Para mudar esse quadro, a proposição cria o chamado Sistema Nacional de Informações Patrimoniais dos Contribuintes: banco de dados pelo qual os procuradores poderão identificar os bens dos devedores para garantir a penhora. O cadastro seria alimentado com informações mensais a serem fornecidas por todas as instituições, públicas e privadas, responsáveis pelo registro e controle de bens móveis e imóveis, tais como automóveis, embarcações, aeronaves, ações na bolsa de valores, entre outras. As secretárias da Fazenda dos Estados e municípios também teriam que informar, mensalmente, dados relativos à situação patrimonial dos contribuintes.
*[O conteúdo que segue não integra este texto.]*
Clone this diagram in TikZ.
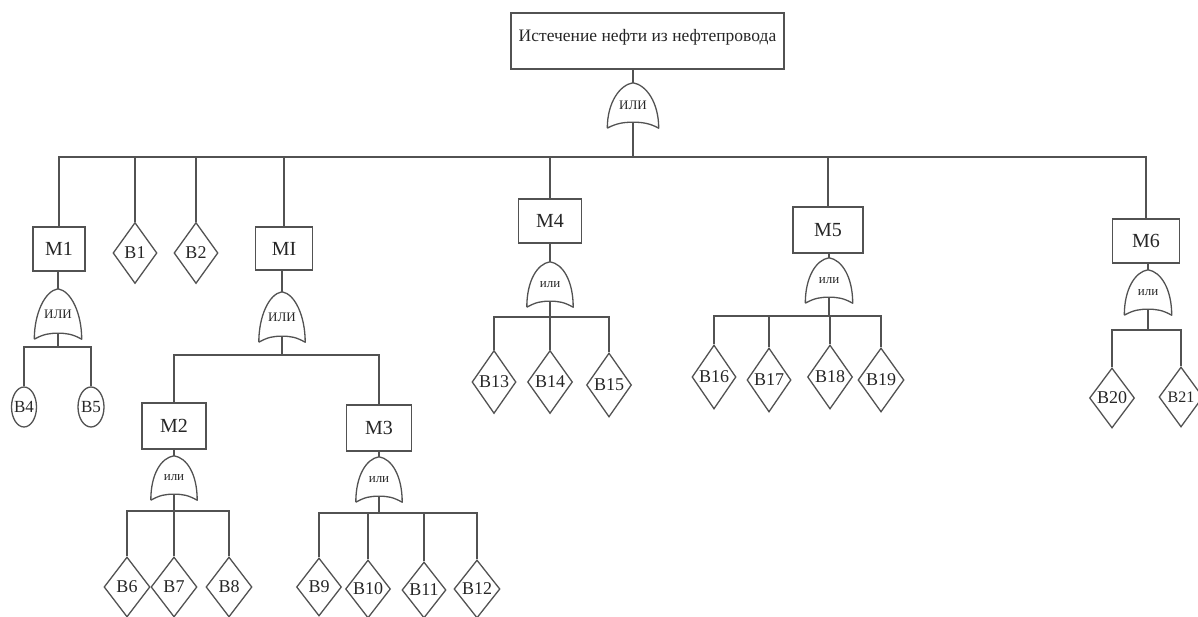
\documentclass[tikz,border=0pt]{standalone}
\usepackage{fontspec}
\setmainfont{Liberation Serif}
\usetikzlibrary{shapes.geometric,calc}
\tikzset{
  wire/.style={draw=black!68, line width=1.3pt},
  boxnode/.style={rectangle, draw=black!68, line width=1.3pt, inner sep=0pt, font=\fontsize{20}{24}\selectfont, text=black!85},
  evdiam/.style={diamond, draw=black!68, line width=1.3pt, inner sep=0pt, font=\fontsize{18}{20}\selectfont, text=black!85},
  evell/.style={ellipse, draw=black!68, line width=1.3pt, inner sep=0pt, font=\fontsize{17}{20}\selectfont, text=black!85},
  gatenode/.style={rectangle, inner sep=0pt, minimum width=46pt, minimum height=45pt, font=\fontsize{13}{14}\selectfont, text=black!85}
}
\newcommand\gateline[1]{%
  \draw[wire, line join=round] (#1.south west) .. controls +(0,26pt) and +(-13pt,-2pt) .. (#1.north)
    .. controls +(13pt,-2pt) and +(0,26pt) .. (#1.south east)
    .. controls +(-9pt,5pt) and +(9pt,0pt) .. ([yshift=6pt]#1.south)
    .. controls +(-9pt,0pt) and +(9pt,5pt) .. (#1.south west);}
\newcommand\zb[1]{\makebox[0pt]{#1}}
\begin{document}
\begin{tikzpicture}[x=1pt,y=-1pt]
\useasboundingbox (0,0) rectangle (1198,617);
\clip (0,0) rectangle (1198,617);
% top event
\node[boxnode, minimum width=273pt, text height=25pt, text depth=23pt, inner ysep=4pt, font=\fontsize{17.5}{20}\selectfont] (top) at (647.5,41) {Истечение нефти из нефтепровода};
\node[gatenode, minimum width=51pt] (g0) at (633,105.5) {ИЛИ};
\gateline{g0}
\coordinate (j0) at (633,157);
\draw[wire] (g0.north |- top.south) -- (g0.north);
\draw[wire] ([yshift=6pt]g0.south) -- (j0);
% level 1
\node[boxnode, minimum width=52pt, minimum height=44pt] (m1) at (59,249) {М1};
\node[evdiam, minimum width=44pt, minimum height=61pt] (b1) at (135,253) {\zb{В1}};
\node[evdiam, minimum width=44pt, minimum height=61pt] (b2) at (196,253) {\zb{В2}};
\node[boxnode, minimum width=57pt, minimum height=43pt] (mi) at (284,248.5) {МI};
\node[boxnode, minimum width=63pt, minimum height=44pt] (m4) at (550,221) {М4};
\node[boxnode, minimum width=70pt, minimum height=46pt] (m5) at (828,230) {М5};
\node[boxnode, minimum width=67pt, minimum height=44pt] (m6) at (1146,241) {М6};
\foreach \n in {m1,b1,b2,mi,m4,m5,m6} \draw[wire] (\n.north) |- (j0);
% M1 branch
\node[gatenode, minimum width=47pt, minimum height=50pt] (gm1) at (58,314) {ИЛИ};
\gateline{gm1}
\coordinate (j1) at (58,347);
\draw[wire] (gm1.north |- m1.south) -- (gm1.north);
\draw[wire] ([yshift=6pt]gm1.south) -- (j1);
\node[evell, minimum width=25pt, minimum height=40pt] (b4) at (24,407) {\zb{В4}};
\node[evell, minimum width=26pt, minimum height=40pt] (b5) at (91,407) {\zb{В5}};
\foreach \n in {b4,b5} \draw[wire] (\n.north) |- (j1);
% MI branch
\node[gatenode, minimum width=46pt, minimum height=50pt] (gmi) at (282,317) {ИЛИ};
\gateline{gmi}
\coordinate (j2) at (282,355);
\draw[wire] (gmi.north |- mi.south) -- (gmi.north);
\draw[wire] ([yshift=6pt]gmi.south) -- (j2);
\node[boxnode, minimum width=64pt, minimum height=46pt] (m2) at (174,426) {М2};
\node[boxnode, minimum width=65pt, minimum height=46pt] (m3) at (379,428) {М3};
\foreach \n in {m2,m3} \draw[wire] (\n.north) |- (j2);
% M2 branch
\node[gatenode, minimum height=44pt] (gm2) at (174,478) {или};
\gateline{gm2}
\coordinate (j3) at (174,511);
\draw[wire] (gm2.north |- m2.south) -- (gm2.north);
\draw[wire] ([yshift=6pt]gm2.south) -- (j3);
\node[evdiam, minimum width=46pt, minimum height=60pt] (b6) at (127,587) {\zb{В6}};
\node[evdiam, minimum width=46pt, minimum height=60pt] (b7) at (174,587) {\zb{В7}};
\node[evdiam, minimum width=46pt, minimum height=60pt] (b8) at (229,587) {\zb{В8}};
\foreach \n in {b6,b7,b8} \draw[wire] (\n.north) |- (j3);
% M3 branch
\node[gatenode] (gm3) at (379,479.5) {или};
\gateline{gm3}
\coordinate (j4) at (379,513);
\draw[wire] (gm3.north |- m3.south) -- (gm3.north);
\draw[wire] ([yshift=6pt]gm3.south) -- (j4);
\node[evdiam, minimum width=45pt, minimum height=58pt] (b9) at (319,587) {\zb{В9}};
\node[evdiam, minimum width=45pt, minimum height=58pt] (b10) at (368,589) {\zb{В10}};
\node[evdiam, minimum width=44pt, minimum height=56pt] (b11) at (424,590) {\zb{В11}};
\node[evdiam, minimum width=46pt, minimum height=58pt] (b12) at (477,589) {\zb{В12}};
\foreach \n in {b9,b10,b11,b12} \draw[wire] (\n.north) |- (j4);
% M4 branch
\node[gatenode] (gm4) at (550,284.5) {или};
\gateline{gm4}
\coordinate (j5) at (550,317);
\draw[wire] (gm4.north |- m4.south) -- (gm4.north);
\draw[wire] ([yshift=6pt]gm4.south) -- (j5);
\node[evdiam, minimum width=44pt, minimum height=63pt] (b13) at (494,382) {\zb{В13}};
\node[evdiam, minimum width=45pt, minimum height=63pt] (b14) at (550,382) {\zb{В14}};
\node[evdiam, minimum width=45pt, minimum height=64pt] (b15) at (609,385) {\zb{В15}};
\foreach \n in {b13,b14,b15} \draw[wire] (\n.north) |- (j5);
% M5 branch
\node[gatenode, minimum width=47pt] (gm5) at (829,280.5) {или};
\gateline{gm5}
\coordinate (j6) at (829,316);
\draw[wire] (gm5.north |- m5.south) -- (gm5.north);
\draw[wire] ([yshift=6pt]gm5.south) -- (j6);
\node[evdiam, minimum width=44pt, minimum height=64pt] (b16) at (714,377) {\zb{В16}};
\node[evdiam, minimum width=44pt, minimum height=64pt] (b17) at (769,380) {\zb{В17}};
\node[evdiam, minimum width=45pt, minimum height=64pt] (b18) at (830,377) {\zb{В18}};
\node[evdiam, minimum width=46pt, minimum height=64pt] (b19) at (881,380) {\zb{В19}};
\foreach \n in {b16,b17,b18,b19} \draw[wire] (\n.north) |- (j6);
% M6 branch
\node[gatenode, minimum width=47pt] (gm6) at (1148,292.5) {или};
\gateline{gm6}
\coordinate (j7) at (1148,330);
\draw[wire] (gm6.north |- m6.south) -- (gm6.north);
\draw[wire] ([yshift=6pt]gm6.south) -- (j7);
\node[evdiam, minimum width=45pt, minimum height=60pt] (b20) at (1112,398) {\zb{В20}};
\node[evdiam, minimum width=44pt, minimum height=60pt, font=\fontsize{16}{18}\selectfont] (b21) at (1181,397) {\zb{В21}};
\foreach \n in {b20,b21} \draw[wire] (\n.north) |- (j7);
\end{tikzpicture}
\end{document}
A própria PGFN reconhece, entretanto, que as medidas apresentadas, por si só, não são suficientes. "Temos várias medidas que ainda serão anunciadas", disse Adams, destacando outras propostas, inclusive de lei. Entre elas, está um projeto para possibilitar a recuperação de créditos inferiores a R$ 10 mil, que não podem ser cobradas por via judicial. "Um de nossos projetos prevê a possibilidade de cobrança amigável por meio de uma instituição financeira", disse Adams, explicando que a cobrança poderá ser feita por banco oficial ou privado, que tenha sido selecionados por licitação.
Outra proposta é a que visa à inscrição do devedor nos cadastrados de proteção ao crédito. "A pedido do Congresso, a proposta está suspensa para maior debate", destacou.